The Arthurian said...

"Feed me!"

Excellent excerpts, Calgacus. I never heard of Abba Lerner until recently, never read Lerner, maybe never will. But I like what I see here.

Our economy is through-the-looking-glass. In inversion. I think in these terms. And they stand out in the excerpts: "the upside down economy... topsy-turvy economics... arguments that assume that our economy is right side up." Nice.

Hazlitt's "argument is based on the assumption, mostly unconscious, of a state of full employment." Yeah, Milton Friedman, too, in Free To Choose: The answer is that all holders of money have paid for the road.

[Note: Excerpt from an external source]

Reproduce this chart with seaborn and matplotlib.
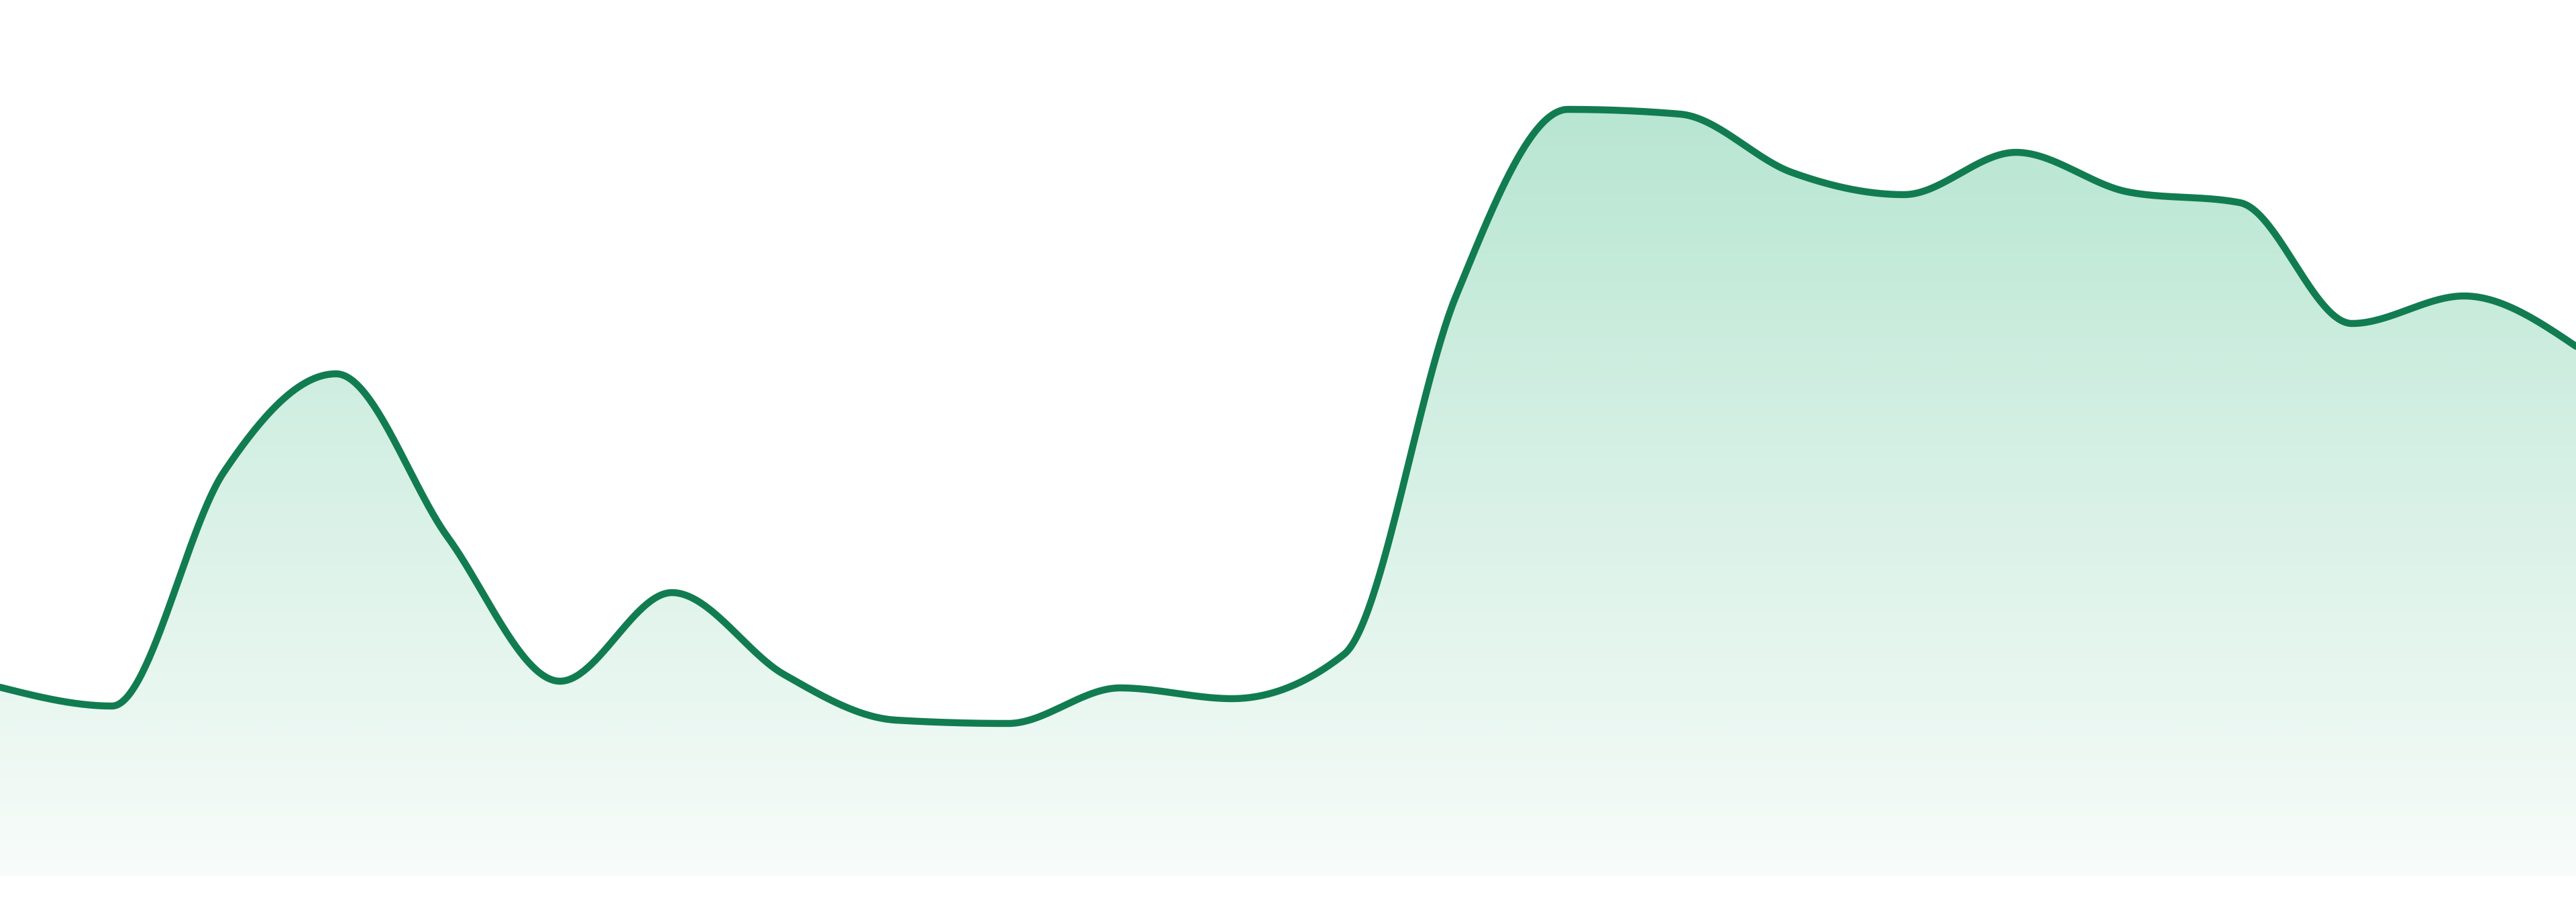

The extra money raises prices when it is used to induce the workers to build the road instead of engage in some other productive activity...

Friedman says "to build the road instead of engage in some other productive activity.

This mindset, that all resources are occupied (so that building a road takes away from other productive activity) is a hold-over from the 19th century, what Keynes called "the greatest age of the inducement to invest," the economic peak of the cycle of civilization. All of the false views, Bastiat and Say and Ricardo, come from those peak years, from a time when those views held good.

I disagree with one of Lerner's points in the last half of the second excerpt. Lerner disputes Hazlitt's view that prices will rise due to increased spending. Lerner's view is solidly grounded in the concept of "demand-pull" inflation. But demand-pull inflation does not apply to our situation. We have a cost problem. We have cost-push inflation. (See mine of 20 Feb.)